Sir George Iacobescu, chairman and chief executive of Canary Wharf Group (CWG), is set to receive £3.5m from the sale of his Songbird Estates shares, following the £2.6bn Qatari-led takeover of the group yesterday.

Sir George Iacobescu

Sir George Iacobescu

Iacobescu will be the biggest earner from a CWG staff windfall of almost £60m to be shared among its 100 employees. In 2013, He was awarded more yet-to-be released shares that would be worth a further £2.3m, taking his potential total windfall to almost £6m. Another big earner is understood to be Peter Anderson, CWG’s managing director of finance, who will bag more than £1m.

The group’s annual report shows three tranches of Songbird shares have been awarded to directors and senior employees in recent years, worth £23m at the offer price of 350p. The remaining £37m will be distributed among the remaning staff.

Iacobescu, a Romanian who fled the Ceausescu regime 40 years ago and was knighted in 2011 for his role in turning the East London estate into one of the most successful commercial districts in the world, is sitting on around 1m Songbird shares. He first joined the group in 1988 during the Paul Reichmann era, when, as Olympia & York, it was fighting to retain control of his the multi-billion pound plan to transform a remote part of east London into a world class business hub.

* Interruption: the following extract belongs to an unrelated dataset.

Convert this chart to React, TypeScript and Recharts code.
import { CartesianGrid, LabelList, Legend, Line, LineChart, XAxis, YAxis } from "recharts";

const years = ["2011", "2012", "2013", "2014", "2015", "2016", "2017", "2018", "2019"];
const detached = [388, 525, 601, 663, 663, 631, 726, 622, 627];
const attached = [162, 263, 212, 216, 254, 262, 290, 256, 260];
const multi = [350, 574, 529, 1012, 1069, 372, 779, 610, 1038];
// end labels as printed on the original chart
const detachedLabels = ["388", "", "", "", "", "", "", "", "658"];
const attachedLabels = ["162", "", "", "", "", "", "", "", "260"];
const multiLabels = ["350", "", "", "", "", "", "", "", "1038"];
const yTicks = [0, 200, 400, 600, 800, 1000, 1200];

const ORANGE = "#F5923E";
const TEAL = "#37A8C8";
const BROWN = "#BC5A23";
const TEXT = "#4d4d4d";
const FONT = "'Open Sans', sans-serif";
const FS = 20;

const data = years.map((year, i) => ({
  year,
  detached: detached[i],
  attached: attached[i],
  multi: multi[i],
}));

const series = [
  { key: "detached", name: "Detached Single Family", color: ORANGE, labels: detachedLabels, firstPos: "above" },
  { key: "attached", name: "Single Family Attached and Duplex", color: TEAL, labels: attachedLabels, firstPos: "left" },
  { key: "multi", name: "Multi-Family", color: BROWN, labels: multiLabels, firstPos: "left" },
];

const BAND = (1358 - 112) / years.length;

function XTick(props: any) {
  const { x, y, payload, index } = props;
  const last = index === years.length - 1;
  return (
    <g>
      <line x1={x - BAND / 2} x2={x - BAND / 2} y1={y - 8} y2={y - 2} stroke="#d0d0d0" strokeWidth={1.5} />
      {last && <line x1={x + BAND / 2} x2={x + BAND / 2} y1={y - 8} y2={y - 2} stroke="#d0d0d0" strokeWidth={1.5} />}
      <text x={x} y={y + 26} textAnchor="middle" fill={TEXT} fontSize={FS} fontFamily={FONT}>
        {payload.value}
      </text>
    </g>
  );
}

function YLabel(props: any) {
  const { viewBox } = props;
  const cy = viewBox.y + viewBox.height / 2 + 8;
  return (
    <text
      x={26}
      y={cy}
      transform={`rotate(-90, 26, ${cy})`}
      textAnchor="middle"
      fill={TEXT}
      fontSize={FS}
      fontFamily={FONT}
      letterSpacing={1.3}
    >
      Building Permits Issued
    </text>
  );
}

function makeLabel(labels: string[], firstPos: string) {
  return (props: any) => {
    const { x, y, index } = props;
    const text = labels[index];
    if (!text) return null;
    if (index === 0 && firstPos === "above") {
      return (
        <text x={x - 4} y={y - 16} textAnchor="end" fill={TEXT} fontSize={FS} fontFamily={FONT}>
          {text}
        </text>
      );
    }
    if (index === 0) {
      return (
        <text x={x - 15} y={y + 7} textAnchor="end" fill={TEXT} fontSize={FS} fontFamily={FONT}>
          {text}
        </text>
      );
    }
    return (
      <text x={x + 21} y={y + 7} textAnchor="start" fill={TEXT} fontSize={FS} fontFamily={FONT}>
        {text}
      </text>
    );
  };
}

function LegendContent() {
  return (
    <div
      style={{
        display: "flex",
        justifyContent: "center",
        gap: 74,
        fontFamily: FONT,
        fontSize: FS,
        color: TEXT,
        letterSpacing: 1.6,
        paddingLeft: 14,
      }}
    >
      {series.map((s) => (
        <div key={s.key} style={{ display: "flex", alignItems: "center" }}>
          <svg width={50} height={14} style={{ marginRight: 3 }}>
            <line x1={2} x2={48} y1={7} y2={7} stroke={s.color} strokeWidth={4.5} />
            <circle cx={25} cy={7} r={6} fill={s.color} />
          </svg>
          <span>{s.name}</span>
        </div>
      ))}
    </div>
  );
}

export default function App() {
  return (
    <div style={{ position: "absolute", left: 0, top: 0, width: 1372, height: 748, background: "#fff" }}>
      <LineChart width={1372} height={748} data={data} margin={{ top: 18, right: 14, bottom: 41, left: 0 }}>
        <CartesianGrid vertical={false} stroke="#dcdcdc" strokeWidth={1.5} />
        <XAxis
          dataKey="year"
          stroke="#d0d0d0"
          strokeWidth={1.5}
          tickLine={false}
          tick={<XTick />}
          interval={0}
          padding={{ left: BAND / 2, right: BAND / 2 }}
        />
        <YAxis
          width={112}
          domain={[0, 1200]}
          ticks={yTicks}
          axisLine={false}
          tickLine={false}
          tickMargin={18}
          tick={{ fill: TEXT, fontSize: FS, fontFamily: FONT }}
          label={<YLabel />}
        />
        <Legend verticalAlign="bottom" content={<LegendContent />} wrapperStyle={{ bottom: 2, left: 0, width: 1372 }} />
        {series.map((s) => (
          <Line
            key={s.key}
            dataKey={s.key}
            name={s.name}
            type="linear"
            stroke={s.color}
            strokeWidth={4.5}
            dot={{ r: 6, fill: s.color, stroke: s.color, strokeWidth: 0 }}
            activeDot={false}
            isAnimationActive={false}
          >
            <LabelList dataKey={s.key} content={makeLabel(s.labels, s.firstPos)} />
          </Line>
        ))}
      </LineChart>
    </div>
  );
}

He stayed with the project when Olympia & York went into administration in 1991 working as construction director and then becoming deputy chief executive of the CWG when it was formed in 1995, and chief executive in March 1997. During his time at Canary Wharf, Iacobescu has participated in the development and construction of more than 30 buildings.

Anderson is another long time employee. He also joined Reichmann era in 1992. He is responsible for the group’s capital raising activities, accounting, strategic planning and analysis, taxation and information technology. He is also non-executive director of Transport for London and chairman of Transport for London’s finance and policy committee.

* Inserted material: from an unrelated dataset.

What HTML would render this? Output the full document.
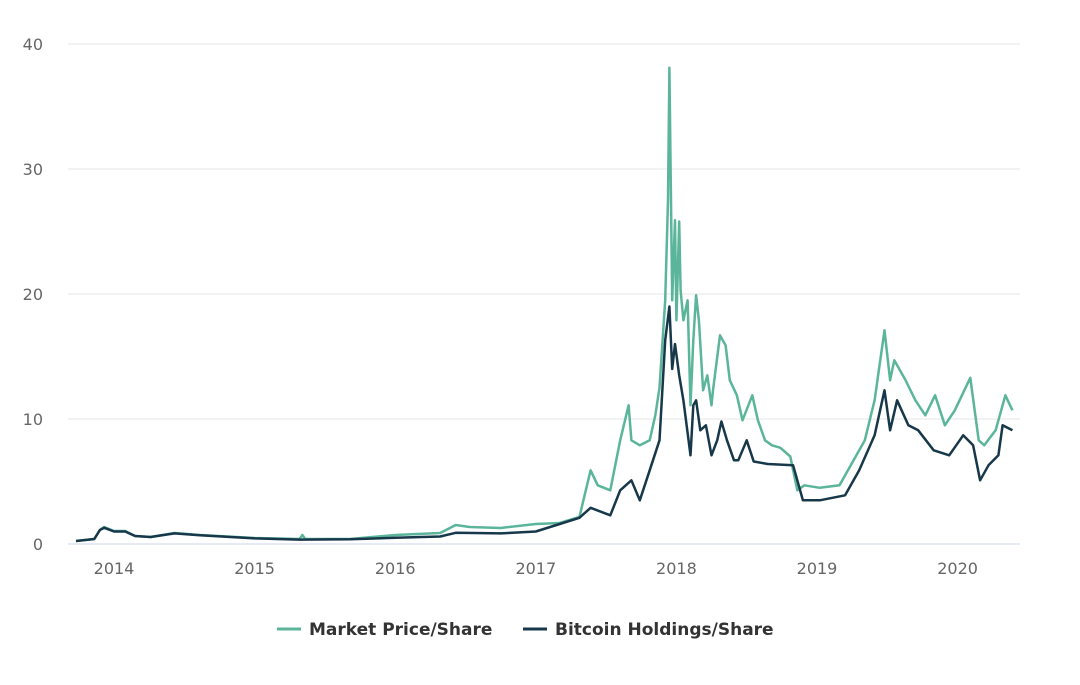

A spokesman for Canary Wharf confirmed to Property Week that should the Qatari Investment Authority and Brookfield Property Partners, who won their £2.6bn takeover battle Songbird yesterday, now increase their backing from 85.6% to 90% of shares the company will be delisted and Iacobescu will sell his shares at the 350p bid level.

As Property Week revealed yesterday, Iacobescu, who turns 70 in November, has been asked by the winning bidders to remain in his position at CWG.

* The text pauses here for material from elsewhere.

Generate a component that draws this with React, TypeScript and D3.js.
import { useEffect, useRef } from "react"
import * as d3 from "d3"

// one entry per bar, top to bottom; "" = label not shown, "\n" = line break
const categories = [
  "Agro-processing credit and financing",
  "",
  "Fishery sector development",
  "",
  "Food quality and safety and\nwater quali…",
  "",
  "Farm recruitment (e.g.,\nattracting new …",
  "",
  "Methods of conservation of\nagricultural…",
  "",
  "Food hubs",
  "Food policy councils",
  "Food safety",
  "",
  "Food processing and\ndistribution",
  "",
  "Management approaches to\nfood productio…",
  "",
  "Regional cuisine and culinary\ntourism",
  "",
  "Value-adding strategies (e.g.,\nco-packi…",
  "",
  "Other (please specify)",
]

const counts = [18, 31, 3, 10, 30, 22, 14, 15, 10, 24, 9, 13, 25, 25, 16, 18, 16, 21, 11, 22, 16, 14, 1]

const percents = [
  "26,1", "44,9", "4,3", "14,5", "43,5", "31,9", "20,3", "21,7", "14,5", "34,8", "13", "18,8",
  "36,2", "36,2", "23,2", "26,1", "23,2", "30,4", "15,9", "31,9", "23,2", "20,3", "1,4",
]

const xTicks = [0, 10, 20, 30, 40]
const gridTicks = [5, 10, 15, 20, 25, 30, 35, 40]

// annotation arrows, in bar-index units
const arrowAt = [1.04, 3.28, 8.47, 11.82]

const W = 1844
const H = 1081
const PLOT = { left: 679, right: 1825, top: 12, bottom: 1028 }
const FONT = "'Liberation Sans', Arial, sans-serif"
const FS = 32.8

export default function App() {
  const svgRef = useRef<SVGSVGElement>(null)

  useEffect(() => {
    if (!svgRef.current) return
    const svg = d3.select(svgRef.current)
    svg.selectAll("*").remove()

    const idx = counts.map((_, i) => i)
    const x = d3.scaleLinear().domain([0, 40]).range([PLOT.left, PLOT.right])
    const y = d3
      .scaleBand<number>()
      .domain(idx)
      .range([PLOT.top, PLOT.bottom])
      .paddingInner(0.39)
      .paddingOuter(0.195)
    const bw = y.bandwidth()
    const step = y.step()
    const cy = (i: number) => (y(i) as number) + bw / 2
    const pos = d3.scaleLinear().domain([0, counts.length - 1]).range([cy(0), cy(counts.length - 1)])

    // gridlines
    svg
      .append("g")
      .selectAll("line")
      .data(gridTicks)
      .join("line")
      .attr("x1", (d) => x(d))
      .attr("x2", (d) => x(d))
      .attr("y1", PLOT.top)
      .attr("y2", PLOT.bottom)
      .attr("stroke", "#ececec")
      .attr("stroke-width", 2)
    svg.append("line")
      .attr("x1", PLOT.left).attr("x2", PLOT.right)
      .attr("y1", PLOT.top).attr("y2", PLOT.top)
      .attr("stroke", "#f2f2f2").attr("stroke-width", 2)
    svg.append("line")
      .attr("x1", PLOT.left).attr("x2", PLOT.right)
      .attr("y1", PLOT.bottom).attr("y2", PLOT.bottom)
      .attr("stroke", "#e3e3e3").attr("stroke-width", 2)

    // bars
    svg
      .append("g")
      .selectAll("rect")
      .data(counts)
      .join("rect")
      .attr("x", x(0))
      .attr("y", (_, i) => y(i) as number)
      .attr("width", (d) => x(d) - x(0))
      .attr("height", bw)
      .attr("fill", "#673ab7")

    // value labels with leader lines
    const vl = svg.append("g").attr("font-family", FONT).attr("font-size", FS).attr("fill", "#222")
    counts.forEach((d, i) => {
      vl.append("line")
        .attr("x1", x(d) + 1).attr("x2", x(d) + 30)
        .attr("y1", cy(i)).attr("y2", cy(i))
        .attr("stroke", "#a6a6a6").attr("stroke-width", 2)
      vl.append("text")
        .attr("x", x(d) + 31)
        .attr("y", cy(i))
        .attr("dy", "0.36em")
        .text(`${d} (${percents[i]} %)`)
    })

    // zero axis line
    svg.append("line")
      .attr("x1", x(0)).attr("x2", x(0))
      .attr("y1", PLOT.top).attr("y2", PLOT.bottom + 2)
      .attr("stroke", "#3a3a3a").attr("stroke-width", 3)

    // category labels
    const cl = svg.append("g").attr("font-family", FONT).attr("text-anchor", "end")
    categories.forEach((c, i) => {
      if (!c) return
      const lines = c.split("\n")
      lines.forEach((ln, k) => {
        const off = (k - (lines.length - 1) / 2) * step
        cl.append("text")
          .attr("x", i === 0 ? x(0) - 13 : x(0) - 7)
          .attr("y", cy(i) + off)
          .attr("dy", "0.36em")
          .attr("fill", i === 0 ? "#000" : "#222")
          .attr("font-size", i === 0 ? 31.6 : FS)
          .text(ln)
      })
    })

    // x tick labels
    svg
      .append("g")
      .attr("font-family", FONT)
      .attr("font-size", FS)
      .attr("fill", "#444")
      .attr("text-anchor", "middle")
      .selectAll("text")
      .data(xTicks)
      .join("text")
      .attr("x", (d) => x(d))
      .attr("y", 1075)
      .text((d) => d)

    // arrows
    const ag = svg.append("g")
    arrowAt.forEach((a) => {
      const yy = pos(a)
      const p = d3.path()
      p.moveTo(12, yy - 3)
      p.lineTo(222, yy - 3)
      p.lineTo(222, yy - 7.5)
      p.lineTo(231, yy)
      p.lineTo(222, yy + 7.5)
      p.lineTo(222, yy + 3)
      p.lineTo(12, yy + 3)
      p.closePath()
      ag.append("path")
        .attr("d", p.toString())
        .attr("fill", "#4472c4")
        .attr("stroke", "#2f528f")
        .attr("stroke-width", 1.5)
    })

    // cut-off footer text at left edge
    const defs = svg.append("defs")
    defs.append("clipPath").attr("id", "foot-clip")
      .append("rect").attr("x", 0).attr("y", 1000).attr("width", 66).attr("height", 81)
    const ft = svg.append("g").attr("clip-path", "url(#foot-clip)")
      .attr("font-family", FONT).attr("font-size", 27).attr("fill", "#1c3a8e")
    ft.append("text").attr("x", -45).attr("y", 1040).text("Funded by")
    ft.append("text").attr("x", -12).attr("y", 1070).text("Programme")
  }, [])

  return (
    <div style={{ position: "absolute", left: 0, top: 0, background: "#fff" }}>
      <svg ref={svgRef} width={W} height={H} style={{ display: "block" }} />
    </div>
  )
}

Yesterday’s news that Songbird’s major shareholders China Investment Corporation, Simon Glick and Morgan Stanley had all backed the bid shocked the market after Songbird, which owns almost 70% of CWG, had recommended investors reject the bid earlier this month.

The bidders are set to be granted a 14-day extension to their bid deadline by the Takeover Panel this afternoon to secure the remaining 4.4% of shares required to reach the 90% level. It will then delist the company and form a new private group. Gaining the extra shares is considered to be a formality now the Songbird board has backed the bid, albeit reluctantly following a bitter war of words over the past three months.

The CWG employee trust holds 16,623,042 Songbird shares worth £58m.